The implementation study for the HYBRIT initiative showed that large-scale storage of hydrogen gas can play an important role in Sweden's future energy system. As well as acting as a buffer to ensure an even flow to the steel production, a large-scale hydrogen gas storage facility would offer a better opportunity to balance the electricity system with a greater proportion of weather-dependent power generation, and enable a competitive production cost for the fossil-free steel.

"I am very pleased that we, as partners, are step by step developing our joint fossil-free steel project, and the support from the Swedish Energy Agency is important. Now, with the support of the community, we are investing in the next piece of the jigsaw puzzle for a value chain in which hydrogen gas plays a decisive role in the success of the initiative and the development of competitive fossil-free electricity generation in Sweden," says Magnus Hall, Vattenfall's President and CEO.

"The HYBRIT initiative gives us the opportunity to eliminate carbon dioxide emissions completely, and to lead the work of developing fossil-free steel products. The investment in a storage facility for fossil-free hydrogen gas is an important building block in achieving our goal of a fossil-free value chain from ore to finished steel. I am delighted with the support from the Swedish Energy Agency," says Martin Lindqvist, SSAB's President and CEO.

"Hydrogen gas storage is an important issue to solve in order to bring the various elements of HYBRIT together, and we are pleased that we can make use of parts of our former ore port facility for this experiment," says Jan Moström, LKAB's President and CEO.

"Large, complex and expensive leaps in technology need to be taken for the sake of the climate, to achieve the goal of zero net emissions.
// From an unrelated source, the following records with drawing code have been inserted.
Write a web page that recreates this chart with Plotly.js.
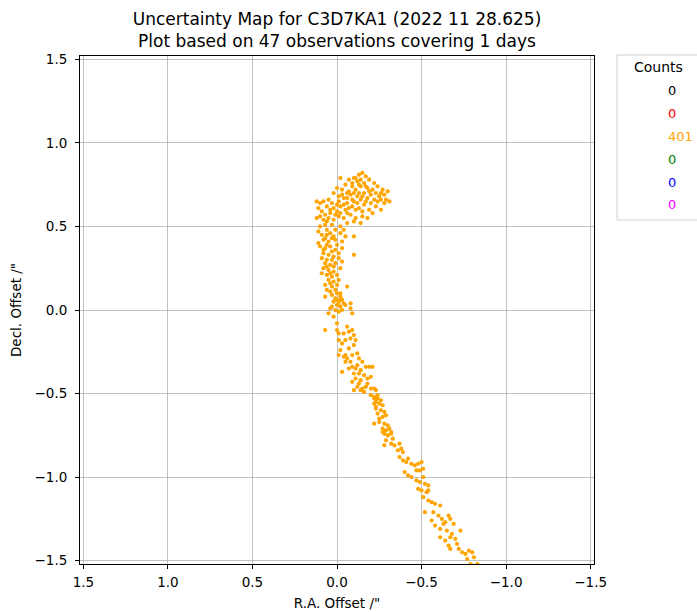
<!DOCTYPE html>
<html>
<head>
<meta charset="utf-8">
<script src="https://cdn.plot.ly/plotly-3.0.1.min.js"></script>
<style>html,body{margin:0;padding:0;background:#fff;}#chart{width:697px;height:612px;}</style>
</head>
<body>
<div id="chart"></div>
<script>
// ---- data: [R.A. offset, Decl. offset] in arcsec ----
var headPoints = [
[-0.02,0.79],[-0.10,0.79],[-0.13,0.81],[-0.15,0.82],[-0.17,0.80],[-0.12,0.77],[-0.19,0.78],[-0.07,0.78],[-0.22,0.76],[-0.16,0.76],
[-0.05,0.75],[-0.09,0.74],[-0.14,0.74],[-0.18,0.73],[-0.21,0.72],[-0.24,0.74],[-0.27,0.72],[-0.30,0.71],[-0.26,0.70],[-0.03,0.72],[-0.07,0.71],[-0.11,0.72],[-0.16,0.70],[-0.20,0.69],[0.00,0.73],
[0.02,0.70],[-0.01,0.68],[-0.04,0.67],[-0.08,0.69],[-0.12,0.68],[-0.14,0.66],[-0.18,0.67],[-0.22,0.66],[-0.25,0.68],[-0.29,0.66],[-0.31,0.65],[-0.28,0.64],[0.05,0.66],[0.03,0.64],[-0.10,0.65],[-0.06,0.64],
[0.12,0.65],[0.10,0.64],[0.08,0.65],[0.11,0.61],[0.06,0.62],[0.02,0.61],[-0.02,0.62],[-0.05,0.60],[-0.09,0.62],[-0.13,0.61],[-0.16,0.63],[-0.19,0.60],[-0.23,0.62],[-0.21,0.58],[-0.26,0.60],[0.00,0.59],[0.04,0.58],[0.09,0.59],[0.07,0.57],
[0.10,0.56],[0.12,0.55],[0.08,0.54],[0.05,0.55],[0.02,0.54],[-0.01,0.56],[-0.04,0.55],[-0.08,0.57],[-0.11,0.55],[-0.15,0.56],[-0.18,0.55],[-0.14,0.52],[-0.06,0.52],[-0.02,0.50],[0.03,0.51],[0.07,0.51],[0.10,0.50],
[-0.11,0.79],[-0.14,0.78],[-0.09,0.76],[-0.13,0.75],[-0.17,0.74],[-0.06,0.70],[-0.10,0.70],[-0.13,0.70],[-0.15,0.68],[-0.03,0.69],[-0.06,0.67],[-0.09,0.66],[-0.01,0.65],[-0.04,0.63],[-0.07,0.61],[-0.11,0.60],
[0.00,0.63],[-0.12,0.64],[-0.20,0.64],[-0.24,0.65],[-0.02,0.58],[-0.06,0.58],[0.04,0.60],[0.01,0.57],[0.06,0.53],[-0.10,0.53],[-0.19,0.71],[-0.23,0.70],[-0.28,0.69],[-0.26,0.66],[-0.17,0.65],[-0.15,0.59]
];
var upperColumnPoints = [
[0.01,0.48],[-0.04,0.48],[0.11,0.47],[0.09,0.45],[0.06,0.48],[0.04,0.46],[0.02,0.44],[-0.02,0.46],[-0.05,0.44],[-0.10,0.44],[0.08,0.42],[0.05,0.41],[0.01,0.42],[-0.03,0.41],[0.11,0.40],[0.07,0.43],
[0.10,0.38],[0.07,0.37],[0.04,0.38],[0.01,0.36],[-0.03,0.37],[0.08,0.34],[0.05,0.33],[0.02,0.32],[-0.01,0.34],[-0.10,0.33],[0.06,0.30],[0.09,0.31],[0.03,0.35],
[0.07,0.28],[0.04,0.27],[0.01,0.28],[-0.03,0.29],[0.08,0.25],[0.05,0.24],[0.02,0.23],[-0.02,0.25],[0.06,0.21],[0.03,0.20],[0.00,0.21],[0.09,0.22],
[0.05,0.18],[0.02,0.17],[-0.01,0.18],[0.07,0.15],[0.03,0.14],[-0.06,0.14],[0.04,0.11],[0.01,0.12],[-0.02,0.10],[0.06,0.12],
[0.06,0.45],[0.03,0.43],[0.00,0.39],[0.06,0.39],[0.03,0.30],[0.06,0.26],[0.04,0.22],[0.04,0.16],[0.00,0.15],[0.08,0.36],[-0.01,0.31],[0.02,0.26]
];
var middlePoints = [
[0.03,0.09],[0.00,0.10],[-0.02,0.08],[0.01,0.07],[-0.03,0.06],[-0.01,0.05],[0.02,0.05],[-0.04,0.04],[0.00,0.03],[-0.02,0.02],[0.03,0.02],[-0.05,0.03],[-0.03,0.00],
[0.01,0.00],[0.04,0.01],[-0.01,-0.01],[-0.08,0.04],[-0.08,0.01],[-0.09,-0.02],[0.05,-0.02],[0.02,-0.04],[-0.02,0.06],[0.00,0.06],[-0.01,0.03],[0.07,0.08]
];
var lowerColumnPoints = [
[0.07,-0.12],[0.00,-0.08],[0.00,-0.12],[-0.01,-0.14],[-0.07,-0.13],[-0.09,-0.12],[-0.04,-0.14],[-0.01,-0.18],[-0.05,-0.18],[-0.08,-0.17],[-0.11,-0.18],[-0.10,-0.21],
[-0.07,-0.23],[-0.02,-0.24],[-0.01,-0.27],[-0.05,-0.27],[-0.09,-0.27],[-0.12,-0.26],[-0.13,-0.29],[-0.15,-0.31],[-0.03,-0.20],[-0.06,-0.10],[-0.10,-0.15]
];
var neckPoints = [
[-0.04,-0.28],[-0.06,-0.29],[-0.05,-0.31],[-0.03,-0.37],[-0.07,-0.35],[-0.09,-0.34],[-0.11,-0.35],[-0.12,-0.33],[-0.10,-0.38],[-0.13,-0.38],[-0.11,-0.41],[-0.14,-0.42],
[-0.18,-0.41],[-0.20,-0.40],[-0.17,-0.34],[-0.19,-0.34],[-0.21,-0.34],[-0.09,-0.43],[-0.12,-0.46],[-0.15,-0.47],[-0.17,-0.46],[-0.20,-0.47],[-0.22,-0.47],[-0.10,-0.48],
[-0.14,-0.48],[-0.16,-0.49],[-0.20,-0.51],[-0.23,-0.48],[-0.24,-0.51],[-0.22,-0.52],[-0.22,-0.53],[-0.24,-0.53],[-0.26,-0.54],[-0.22,-0.56],[-0.25,-0.56],[-0.27,-0.57],
[-0.23,-0.59],[-0.26,-0.60],[-0.28,-0.61],[-0.24,-0.62],[-0.27,-0.64],[-0.29,-0.63],[-0.22,-0.68],[-0.25,-0.67],[-0.28,-0.68],[-0.30,-0.69],[-0.27,-0.71],[-0.29,-0.72],
[-0.31,-0.71],[-0.32,-0.74],[-0.30,-0.75],[-0.08,-0.31],[-0.14,-0.36],[-0.16,-0.39],[-0.13,-0.44],[-0.18,-0.44],[-0.23,-0.58],[-0.25,-0.65],[-0.23,-0.55]
];
var tailPoints = [
[-0.27,-0.73],[-0.28,-0.74],[-0.30,-0.75],[-0.32,-0.73],[-0.29,-0.78],[-0.32,-0.80],[-0.28,-0.81],[-0.33,-0.77],[-0.34,-0.81],[-0.37,-0.80],[-0.38,-0.83],[-0.36,-0.84],[-0.39,-0.85],
[-0.37,-0.88],[-0.39,-0.90],[-0.41,-0.91],[-0.42,-0.89],[-0.44,-0.92],[-0.46,-0.93],[-0.48,-0.92],[-0.50,-0.91],[-0.47,-0.96],[-0.49,-0.96],[-0.51,-0.95],[-0.40,-0.97],
[-0.42,-0.99],[-0.44,-1.00],[-0.47,-1.02],[-0.49,-1.03],[-0.51,-1.00],[-0.52,-1.04],[-0.54,-1.05],[-0.48,-1.07],[-0.50,-1.08],[-0.53,-1.09],[-0.54,-1.08],[-0.51,-1.12],
[-0.54,-1.14],[-0.56,-1.15],[-0.58,-1.16],[-0.61,-1.17],[-0.52,-1.21],[-0.57,-1.21],[-0.60,-1.23],[-0.62,-1.25],[-0.64,-1.27],[-0.66,-1.23],[-0.67,-1.25],[-0.69,-1.28],
[-0.56,-1.26],[-0.58,-1.29],[-0.61,-1.31],[-0.63,-1.28],[-0.65,-1.32],[-0.68,-1.34],[-0.67,-1.36],[-0.70,-1.37],[-0.73,-1.32],[-0.71,-1.40],[-0.61,-1.36],[-0.64,-1.38],
[-0.66,-1.41],[-0.67,-1.43],[-0.72,-1.43],[-0.74,-1.45],[-0.76,-1.46],[-0.78,-1.44],[-0.80,-1.45],[-0.81,-1.48],[-0.77,-1.49],[-0.79,-1.52],[-0.83,-1.52]
];
var tickValues = [1.5, 1.0, 0.5, 0.0, -0.5, -1.0, -1.5];
var tickLabels = ['1.5', '1.0', '0.5', '0.0', '\u22120.5', '\u22121.0', '\u22121.5'];
var countLabels = ['0', '0', '401', '0', '0', '0'];
var countColors = ['black', 'red', 'orange', 'green', 'blue', 'magenta'];

// ---- build ----
var allPoints = [].concat(headPoints, upperColumnPoints, middlePoints, lowerColumnPoints, neckPoints, tailPoints);
var ra = allPoints.map(function(p){return p[0];});
var dec = allPoints.map(function(p){return p[1];});

var W = 697, H = 612, ML = 80, MR = 103, MT = 56, MB = 48;
var PW = W - ML - MR, PH = H - MT - MB;
function px2x(px){ return (px - ML) / PW; }
function py2y(py){ return (H - MB - py) / PH; }

var font = 'DejaVu Sans, sans-serif';
var trace = {
  x: ra, y: dec, type: 'scatter', mode: 'markers',
  marker: {color: 'orange', size: 4.2, line: {width: 0}},
  hoverinfo: 'x+y', showlegend: false
};

var axisCommon = {
  showgrid: true, gridcolor: '#b0b0b0', gridwidth: 0.8,
  showline: true, linecolor: '#000', linewidth: 1, mirror: true,
  ticks: 'outside', ticklen: 4, tickcolor: '#000', tickwidth: 1,
  zeroline: false, tickmode: 'array', tickvals: tickValues, ticktext: tickLabels,
  tickfont: {family: font, size: 13.5, color: '#000'}
};
var xaxis = Object.assign({}, axisCommon, {
  range: [1.52, -1.52], ticklabelstandoff: 2,
  title: {text: 'R.A. Offset /"', font: {family: font, size: 13.5, color: '#000'}, standoff: 9}
});
var yaxis = Object.assign({}, axisCommon, {
  range: [-1.52, 1.52], ticklabelstandoff: 5,
  title: {text: 'Decl. Offset /"', font: {family: font, size: 13.5, color: '#000'}, standoff: 9}
});

var annotations = [{
  xref: 'paper', yref: 'paper', x: px2x(658), y: py2y(67), xanchor: 'center', yanchor: 'middle',
  text: 'Counts', showarrow: false, font: {family: font, size: 14, color: '#000'}
}];
var rowY = [90, 113, 136, 159, 182, 204];
countLabels.forEach(function(lbl, i){
  annotations.push({
    xref: 'paper', yref: 'paper', x: px2x(666), y: py2y(rowY[i]), xanchor: 'left', yanchor: 'middle',
    text: lbl, showarrow: false, font: {family: font, size: 13, color: countColors[i]}
  });
});

var layout = {
  width: W, height: H,
  margin: {l: ML, r: MR, t: MT, b: MB, pad: 0},
  paper_bgcolor: '#fff', plot_bgcolor: '#fff',
  title: {
    text: 'Uncertainty Map for C3D7KA1 (2022 11 28.625)<br>Plot based on 47 observations covering 1 days',
    x: 337 / W, xanchor: 'center', xref: 'container',
    y: 1 - 25 / H, yanchor: 'top', yref: 'container',
    font: {family: font, size: 17, color: '#000'}
  },
  xaxis: xaxis, yaxis: yaxis,
  showlegend: false,
  annotations: annotations,
  shapes: [{
    type: 'rect', xref: 'paper', yref: 'paper', layer: 'above',
    x0: px2x(617), x1: px2x(720), y0: py2y(220), y1: py2y(55),
    line: {color: '#d0d0d0', width: 1}, fillcolor: 'rgba(255,255,255,0.8)'
  }]
};

Plotly.newPlot('chart', [trace], layout, {displayModeBar: false, staticPlot: true});
</script>
</body>
</html>
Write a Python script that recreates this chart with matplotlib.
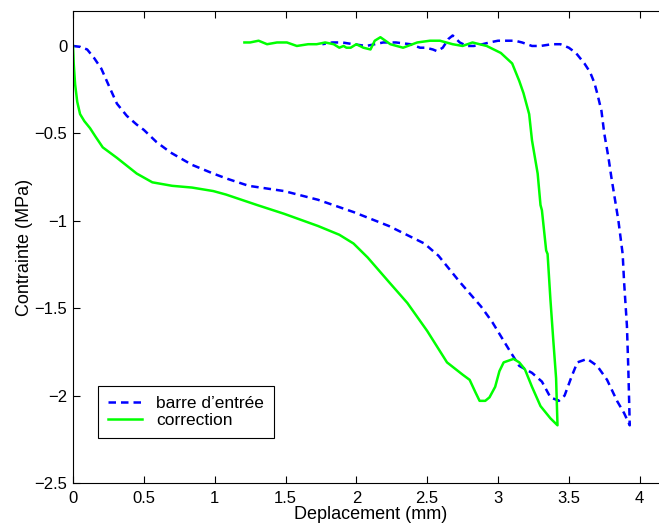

Large-scale storage of hydrogen gas will be an important piece of the jigsaw puzzle for a fossil-free value chain for steel manufacturing, but also in a future electricity system with an increasing proportion of weather-dependent power," says Robert Andrén, Director General of the Swedish Energy Agency.

In June last year, SSAB, LKAB and Vattenfall, the owners of the HYBRIT initiative, started the construction of a unique pilot plant in Luleå. Work also began recently on the reconstruction of a pellet works in Malmberget to replace fossil fuel with bio oil, with the aim of manufacturing fossil-free pellets. The pilot plants for fossil-free steel production will be used from 2021 to 2024, and the partners in the initiative are already looking into the possibility of scaling up the manufacturing by building a demonstration plant in 2025, three years earlier than previously planned, to produce fossil-free steel from iron ore for commercial use. The aim for 2035 is to sell fossil-free steel on a broad scale.